» THE TASK: Write out each line of the material again, word for word.

» DATA SHOWN:
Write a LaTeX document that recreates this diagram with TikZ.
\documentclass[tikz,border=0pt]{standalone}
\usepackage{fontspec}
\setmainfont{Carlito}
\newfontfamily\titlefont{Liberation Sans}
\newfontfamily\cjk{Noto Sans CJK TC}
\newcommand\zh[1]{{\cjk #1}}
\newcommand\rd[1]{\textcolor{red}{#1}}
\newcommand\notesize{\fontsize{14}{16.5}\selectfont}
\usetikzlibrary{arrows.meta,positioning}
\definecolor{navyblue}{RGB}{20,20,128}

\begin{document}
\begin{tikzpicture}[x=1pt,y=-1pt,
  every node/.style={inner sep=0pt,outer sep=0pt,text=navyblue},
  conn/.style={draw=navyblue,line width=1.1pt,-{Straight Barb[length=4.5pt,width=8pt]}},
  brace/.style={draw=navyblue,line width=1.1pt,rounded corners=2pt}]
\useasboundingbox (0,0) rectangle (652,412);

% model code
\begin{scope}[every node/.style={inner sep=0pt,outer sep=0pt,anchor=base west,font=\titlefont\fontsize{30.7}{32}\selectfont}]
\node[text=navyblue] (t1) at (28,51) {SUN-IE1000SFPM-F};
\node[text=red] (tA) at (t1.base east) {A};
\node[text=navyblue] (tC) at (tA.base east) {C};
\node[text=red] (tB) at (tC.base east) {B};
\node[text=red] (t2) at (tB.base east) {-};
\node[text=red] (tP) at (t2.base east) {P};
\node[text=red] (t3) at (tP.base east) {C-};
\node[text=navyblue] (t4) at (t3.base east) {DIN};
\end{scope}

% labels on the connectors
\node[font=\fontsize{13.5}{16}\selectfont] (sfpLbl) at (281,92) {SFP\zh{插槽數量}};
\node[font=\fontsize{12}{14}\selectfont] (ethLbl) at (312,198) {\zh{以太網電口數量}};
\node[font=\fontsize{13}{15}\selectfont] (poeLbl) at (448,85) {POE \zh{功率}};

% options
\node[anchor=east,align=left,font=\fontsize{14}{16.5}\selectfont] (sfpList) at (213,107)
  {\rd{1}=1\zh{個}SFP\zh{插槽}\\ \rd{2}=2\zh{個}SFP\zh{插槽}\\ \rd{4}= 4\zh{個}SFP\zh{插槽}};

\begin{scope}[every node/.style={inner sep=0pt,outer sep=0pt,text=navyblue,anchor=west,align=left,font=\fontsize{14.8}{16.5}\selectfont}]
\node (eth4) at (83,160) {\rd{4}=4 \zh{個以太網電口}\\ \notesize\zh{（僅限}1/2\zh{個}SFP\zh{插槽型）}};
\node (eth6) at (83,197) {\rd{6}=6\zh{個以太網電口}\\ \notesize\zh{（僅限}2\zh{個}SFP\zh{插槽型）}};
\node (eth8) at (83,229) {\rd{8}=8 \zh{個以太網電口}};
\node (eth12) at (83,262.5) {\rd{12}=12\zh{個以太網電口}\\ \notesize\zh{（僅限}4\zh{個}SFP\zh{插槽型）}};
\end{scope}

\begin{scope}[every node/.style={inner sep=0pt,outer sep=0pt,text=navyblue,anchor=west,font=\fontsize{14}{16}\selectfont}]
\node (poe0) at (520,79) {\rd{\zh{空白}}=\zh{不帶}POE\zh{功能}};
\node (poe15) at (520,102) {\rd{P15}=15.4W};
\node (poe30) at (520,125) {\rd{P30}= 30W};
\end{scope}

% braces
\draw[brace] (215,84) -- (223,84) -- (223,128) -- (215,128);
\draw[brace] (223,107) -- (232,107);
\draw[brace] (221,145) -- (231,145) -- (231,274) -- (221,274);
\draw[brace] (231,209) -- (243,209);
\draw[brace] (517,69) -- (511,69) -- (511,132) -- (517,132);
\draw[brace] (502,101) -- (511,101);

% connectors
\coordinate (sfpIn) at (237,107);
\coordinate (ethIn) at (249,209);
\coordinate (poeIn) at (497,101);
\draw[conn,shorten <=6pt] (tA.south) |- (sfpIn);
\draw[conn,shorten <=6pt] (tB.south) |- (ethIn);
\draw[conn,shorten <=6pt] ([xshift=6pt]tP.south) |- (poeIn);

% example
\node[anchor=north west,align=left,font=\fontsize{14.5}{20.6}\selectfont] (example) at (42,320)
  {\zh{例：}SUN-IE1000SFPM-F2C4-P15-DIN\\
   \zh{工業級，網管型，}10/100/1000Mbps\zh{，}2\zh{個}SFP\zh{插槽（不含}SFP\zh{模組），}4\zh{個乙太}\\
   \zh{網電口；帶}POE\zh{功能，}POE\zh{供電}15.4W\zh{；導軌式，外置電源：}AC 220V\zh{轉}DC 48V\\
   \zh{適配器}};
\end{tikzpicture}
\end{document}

» SOLUTION TO THIS TASK:
Write a LaTeX document that recreates this diagram with TikZ.
\documentclass[tikz,border=0pt]{standalone}
\usepackage{fontspec}
\setmainfont{Carlito}
\newfontfamily\titlefont{Liberation Sans}
\newfontfamily\cjk{Noto Sans CJK TC}
\newcommand\zh[1]{{\cjk #1}}
\newcommand\rd[1]{\textcolor{red}{#1}}
\newcommand\notesize{\fontsize{14}{16.5}\selectfont}
\usetikzlibrary{arrows.meta,positioning}
\definecolor{navyblue}{RGB}{20,20,128}

\begin{document}
\begin{tikzpicture}[x=1pt,y=-1pt,
  every node/.style={inner sep=0pt,outer sep=0pt,text=navyblue},
  conn/.style={draw=navyblue,line width=1.1pt,-{Straight Barb[length=4.5pt,width=8pt]}},
  brace/.style={draw=navyblue,line width=1.1pt,rounded corners=2pt}]
\useasboundingbox (0,0) rectangle (652,412);

% model code
\begin{scope}[every node/.style={inner sep=0pt,outer sep=0pt,anchor=base west,font=\titlefont\fontsize{30.7}{32}\selectfont}]
\node[text=navyblue] (t1) at (28,51) {SUN-IE1000SFPM-F};
\node[text=red] (tA) at (t1.base east) {A};
\node[text=navyblue] (tC) at (tA.base east) {C};
\node[text=red] (tB) at (tC.base east) {B};
\node[text=red] (t2) at (tB.base east) {-};
\node[text=red] (tP) at (t2.base east) {P};
\node[text=red] (t3) at (tP.base east) {C-};
\node[text=navyblue] (t4) at (t3.base east) {DIN};
\end{scope}

% labels on the connectors
\node[font=\fontsize{13.5}{16}\selectfont] (sfpLbl) at (281,92) {SFP\zh{插槽數量}};
\node[font=\fontsize{12}{14}\selectfont] (ethLbl) at (312,198) {\zh{以太網電口數量}};
\node[font=\fontsize{13}{15}\selectfont] (poeLbl) at (448,85) {POE \zh{功率}};

% options
\node[anchor=east,align=left,font=\fontsize{14}{16.5}\selectfont] (sfpList) at (213,107)
  {\rd{1}=1\zh{個}SFP\zh{插槽}\\ \rd{2}=2\zh{個}SFP\zh{插槽}\\ \rd{4}= 4\zh{個}SFP\zh{插槽}};

\begin{scope}[every node/.style={inner sep=0pt,outer sep=0pt,text=navyblue,anchor=west,align=left,font=\fontsize{14.8}{16.5}\selectfont}]
\node (eth4) at (83,160) {\rd{4}=4 \zh{個以太網電口}\\ \notesize\zh{（僅限}1/2\zh{個}SFP\zh{插槽型）}};
\node (eth6) at (83,197) {\rd{6}=6\zh{個以太網電口}\\ \notesize\zh{（僅限}2\zh{個}SFP\zh{插槽型）}};
\node (eth8) at (83,229) {\rd{8}=8 \zh{個以太網電口}};
\node (eth12) at (83,262.5) {\rd{12}=12\zh{個以太網電口}\\ \notesize\zh{（僅限}4\zh{個}SFP\zh{插槽型）}};
\end{scope}

\begin{scope}[every node/.style={inner sep=0pt,outer sep=0pt,text=navyblue,anchor=west,font=\fontsize{14}{16}\selectfont}]
\node (poe0) at (520,79) {\rd{\zh{空白}}=\zh{不帶}POE\zh{功能}};
\node (poe15) at (520,102) {\rd{P15}=15.4W};
\node (poe30) at (520,125) {\rd{P30}= 30W};
\end{scope}

% braces
\draw[brace] (215,84) -- (223,84) -- (223,128) -- (215,128);
\draw[brace] (223,107) -- (232,107);
\draw[brace] (221,145) -- (231,145) -- (231,274) -- (221,274);
\draw[brace] (231,209) -- (243,209);
\draw[brace] (517,69) -- (511,69) -- (511,132) -- (517,132);
\draw[brace] (502,101) -- (511,101);

% connectors
\coordinate (sfpIn) at (237,107);
\coordinate (ethIn) at (249,209);
\coordinate (poeIn) at (497,101);
\draw[conn,shorten <=6pt] (tA.south) |- (sfpIn);
\draw[conn,shorten <=6pt] (tB.south) |- (ethIn);
\draw[conn,shorten <=6pt] ([xshift=6pt]tP.south) |- (poeIn);

% example
\node[anchor=north west,align=left,font=\fontsize{14.5}{20.6}\selectfont] (example) at (42,320)
  {\zh{例：}SUN-IE1000SFPM-F2C4-P15-DIN\\
   \zh{工業級，網管型，}10/100/1000Mbps\zh{，}2\zh{個}SFP\zh{插槽（不含}SFP\zh{模組），}4\zh{個乙太}\\
   \zh{網電口；帶}POE\zh{功能，}POE\zh{供電}15.4W\zh{；導軌式，外置電源：}AC 220V\zh{轉}DC 48V\\
   \zh{適配器}};
\end{tikzpicture}
\end{document}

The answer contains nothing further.